Michael Littman, a professor at Brown University who has worked on computer poker but wasn’t involved in the project, agrees. Poker has long been seen as a grand challenge for AI researchers, with properties similar to many real world situations. Unlike in chess, poker players must choose actions without knowing what cards their opponents hold—as is the case in politics, business, and war. The complexity that creates in a six-way game has previously put multiplayer Hold ‘Em out of reach for AI researchers. Most work has been on two-player games. Now the last major milestone for poker AI has fallen, Littman says. “This is really the end of a multi-decade effort involving many researchers,” he says.
Brown built Pluribus with Tuomas Sandholm, a Carnegie Mellon professor. Brown was previously a grad student in Sandholm’s lab, where the pair built a 2017 bot called Libratus that became the first software to beat professionals at the much simpler, two player, form of No-Limit Hold ‘Em.
“If you sit this bot down with five elite professional humans, it is going to beat them and make money off them.”
Noam Brown, co-creator of the bot
Brown started the Pluribus project after joining Facebook, but says the social media giant doesn’t have specific applications of the technology in mind. “The goal is fundamental research on imperfect information and large-scale multiagent systems,” he says—a phrase that also aptly describes Facebook’s main service. Longer term, ideas tested in Pluribus could help self-driving cars predict the actions of other drivers, or improve fraud detection algorithms, he says.
Sandholm at CMU says he has already proven the commercial—and even national security—value of software that can strategize. He has established two companies to commercialize work on AI-strategizing techniques from his lab.
One of those companies, Strategic Machine, works on uses such as improving bots in videogames, and helping companies set optimum prices that take into account how competitors will respond. The other, Strategy Robot, signed a two-year contract worth up to $10 million with the Pentagon in 2018; Sandholm and the Pentagon decline to discuss the contract. But Sandholm has said one of Strategy Robot’s selling points is using ideas proven in poker and his other AI projects to make simulated—or even real—battlefield strategies more robust against enemy actions. Nothing from the project with Facebook will be licensed to either of Sandholm’s companies, although some techniques central to Pluribus pre-date the project.
Pluribus is similar to Libratus in that it built up its skills by playing trillions of hands against versions of itself. After each hand, the system reviews what happened and what might have worked better—any improvements are added to its core strategy.
The new bot is able to play a much more complex game than its predecessor in large part because it’s better at fine-tuning that core strategy by projecting possible outcomes from a particular point in a game—known as the search function. Brown and Sandholm’s earlier bot attempted to map out all the possible twists and turns of a game to the end. But it would take too much computing power to explore the almost endless possibilities of a six-player game.

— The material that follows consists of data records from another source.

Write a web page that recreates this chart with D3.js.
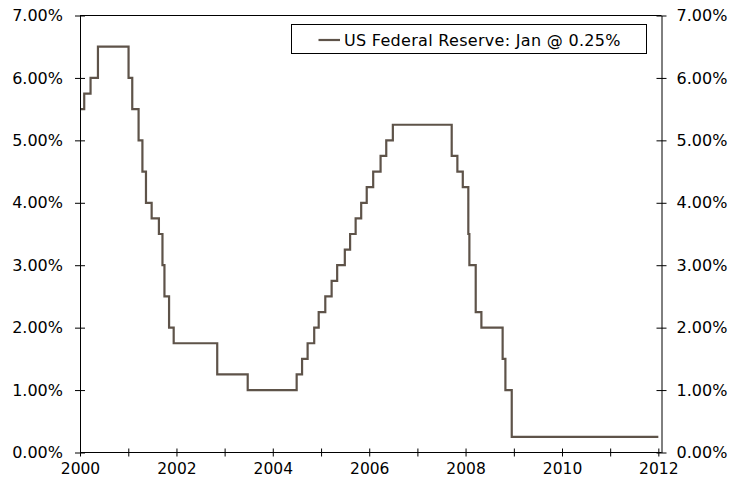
<!DOCTYPE html>
<html>
<head>
<meta charset="utf-8">
<script src="https://cdn.jsdelivr.net/npm/d3@7"></script>
<style>
  html, body { margin: 0; padding: 0; background: #fff; }
  svg { display: block; }
  text { font-family: "DejaVu Sans", Verdana, sans-serif; fill: #000; }
</style>
</head>
<body>
<svg id="chart" width="744" height="487"></svg>
<script>
// Federal funds target rate: effective date of each change and the new rate (%)
const changeDates = [
  "2000-01-01", "2000-02-02", "2000-03-21", "2000-05-16",
  "2001-01-03", "2001-01-31", "2001-03-20", "2001-04-18", "2001-05-15",
  "2001-06-27", "2001-08-21", "2001-09-17", "2001-10-02", "2001-11-06",
  "2001-12-11", "2002-11-06", "2003-06-25", "2004-06-30", "2004-08-10",
  "2004-09-21", "2004-11-10", "2004-12-14", "2005-02-02", "2005-03-22",
  "2005-05-03", "2005-06-30", "2005-08-09", "2005-09-20", "2005-11-01",
  "2005-12-13", "2006-01-31", "2006-03-28", "2006-05-10", "2006-06-29",
  "2007-09-18", "2007-10-31", "2007-12-11", "2008-01-22", "2008-01-30",
  "2008-03-18", "2008-04-30", "2008-10-08", "2008-10-29", "2008-12-16",
  "2012-01-01"
];
const targetRates = [
  5.50, 5.75, 6.00, 6.50,
  6.00, 5.50, 5.00, 4.50, 4.00,
  3.75, 3.50, 3.00, 2.50, 2.00,
  1.75, 1.25, 1.00, 1.25, 1.50,
  1.75, 2.00, 2.25, 2.50, 2.75,
  3.00, 3.25, 3.50, 3.75, 4.00,
  4.25, 4.50, 4.75, 5.00, 5.25,
  4.75, 4.50, 4.25, 3.50, 3.00,
  2.25, 2.00, 1.50, 1.00, 0.25,
  0.25
];
const seriesName = "US Federal Reserve: Jan @ 0.25%";

const yTickValues = [0, 1, 2, 3, 4, 5, 6, 7];
const xTickYears = [2000, 2001, 2002, 2003, 2004, 2005, 2006, 2007, 2008, 2009, 2010, 2011, 2012];
const xLabelYears = [2000, 2002, 2004, 2006, 2008, 2010, 2012];

const parse = d3.timeParse("%Y-%m-%d");
const data = changeDates.map((d, i) => ({ date: parse(d), rate: targetRates[i] }));

const svg = d3.select("#chart");
const plotLeft = 80, plotRight = 661.5, plotTop = 15.5, plotBottom = 452.5;

const x = d3.scaleTime()
  .domain([new Date(2000, 0, 1), new Date(2012, 0, 25)])
  .range([plotLeft, plotRight]);
const y = d3.scaleLinear().domain([0, 7]).range([plotBottom, plotTop]);

const lineColor = "#5e5349";

// top border of plot area
svg.append("line")
  .attr("x1", plotLeft).attr("x2", plotRight)
  .attr("y1", plotTop).attr("y2", plotTop)
  .attr("stroke", "#000").attr("stroke-width", 1);

// rate line
const line = d3.line()
  .x(d => x(d.date))
  .y(d => y(d.rate))
  .curve(d3.curveStepAfter);

svg.append("path")
  .datum(data)
  .attr("fill", "none")
  .attr("stroke", lineColor)
  .attr("stroke-width", 2.2)
  .attr("stroke-linejoin", "miter")
  .attr("d", line);

const pct = d => d3.format(".2f")(d) + "%";

// left axis
const gL = svg.append("g")
  .attr("transform", `translate(${plotLeft},0)`)
  .call(d3.axisLeft(y).tickValues(yTickValues).tickFormat(pct)
    .tickSize(5).tickSizeOuter(0).tickPadding(12));
gL.selectAll(".tick line").attr("x1", 5);

// right axis
const gR = svg.append("g")
  .attr("transform", `translate(${plotRight},0)`)
  .call(d3.axisRight(y).tickValues(yTickValues).tickFormat(pct)
    .tickSize(5).tickSizeOuter(0).tickPadding(10));
gR.selectAll(".tick line").attr("x1", -5);

// bottom axis
const gB = svg.append("g")
  .attr("transform", `translate(0,${plotBottom})`)
  .call(d3.axisBottom(x)
    .tickValues(xTickYears.map(yr => new Date(yr, 0, 1)))
    .tickFormat(d => xLabelYears.includes(d.getFullYear()) ? d.getFullYear() : "")
    .tickSize(4).tickSizeOuter(0).tickPadding(6));
gB.selectAll(".tick line").attr("y1", -4);

[gL, gR].forEach(g => g.selectAll("text").style("font-size", "16px").attr("fill", "#000"));
gB.selectAll("text").style("font-size", "15.5px").attr("fill", "#000");
[gL, gR, gB].forEach(g => g.selectAll("line, path").attr("stroke", "#000"));
gB.select(".domain").attr("d", `M${plotLeft},0H${plotRight}`);

// legend
const legend = svg.append("g");
legend.append("rect")
  .attr("x", 291.5).attr("y", 24.5)
  .attr("width", 355).attr("height", 29)
  .attr("fill", "#fff").attr("stroke", "#000").attr("stroke-width", 1);
legend.append("line")
  .attr("x1", 318.5).attr("x2", 340)
  .attr("y1", 40).attr("y2", 40)
  .attr("stroke", lineColor).attr("stroke-width", 2.2);
legend.append("text")
  .attr("x", 344).attr("y", 40)
  .attr("dy", "0.35em")
  .style("font-size", "16px")
  .style("letter-spacing", "0.3px")
  .text(seriesName);
</script>
</body>
</html>
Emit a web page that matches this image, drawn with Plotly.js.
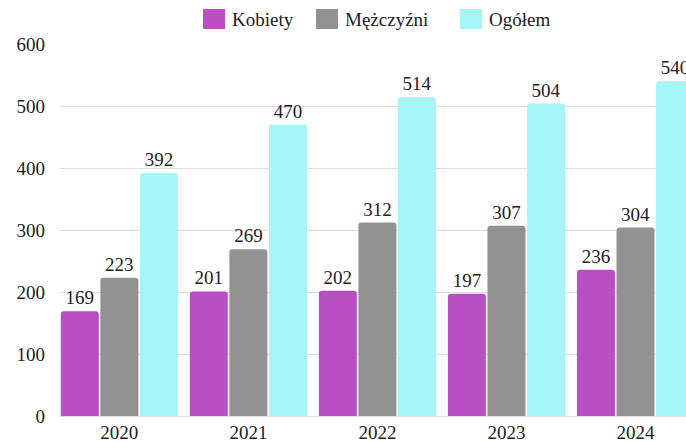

Instead, Brown and Sandholm developed a search function that looks only a few moves ahead at a time. To avoid nasty surprises, it also takes into account how the value of different actions would change if opponents shifted their strategies. This kind of search had not previously been adapted so well to a game like poker, where some information is hidden.
Brown says that new approach also has the advantage of requiring less computing power, making Pluribus relatively cheap to run. The bot needed eight days of playing against itself on a single powerful server with 64 processor cores to master the game. AI bots developed for complex videogames such as Dota 2 have required weeks of training on hundreds of thousands of processors. “You could develop something like this on a cloud computing service for about $150, which makes it really feasible to apply this to other domains,” Brown says. The comparable figure for Libratus, which played against itself on a supercomputer for two months, would be on the order of $1 million, he says.
One application the pair don’t have in mind for their code is winning money at poker. “We’re not going to release the code in part because this would have a major impact on the online poker community,” Brown says. “We’re trying to make this accessible to people in the AI community, not people who want to make poker AIs.”
All the same, he admits that the techniques will likely spread anyway. A year from now, will other people have developed Pluribus-style bots? “I think it’s entirely possible,” Brown says.
Elias, the human poker champ, expects it. Since the arrival of Libratus, he says, people don’t play high stakes online games as much because bots have become more sophisticated. “If you’re playing a high stakes sit-and-go online you’re likely playing against a bot or a human being helped by a bot,” Elias says.
Elias says poker pros and fans shouldn’t be deterred from playing the game by the latest AI advance, and that it can enhance the game. He was happy to help test Pluribus because he appreciates the science of AI—and the potential for new insights like the value of betting bigger. The bot’s penchant for “donk betting,” in which a player who matched the betting in one round switches to raising in the next, also questions poker lore that the tactic is a bad idea.
All the same, Elias admits to a little sadness. The arrival of Pluribus, the ultimate poker bot, marks a historical way point for the game. “I’ve done nothing but play poker since I was 16 years old and dedicated my life to it so it’s just very humbling to be beaten by a machine,” he says. “The first time the AI wins is the last time the human will ever win.”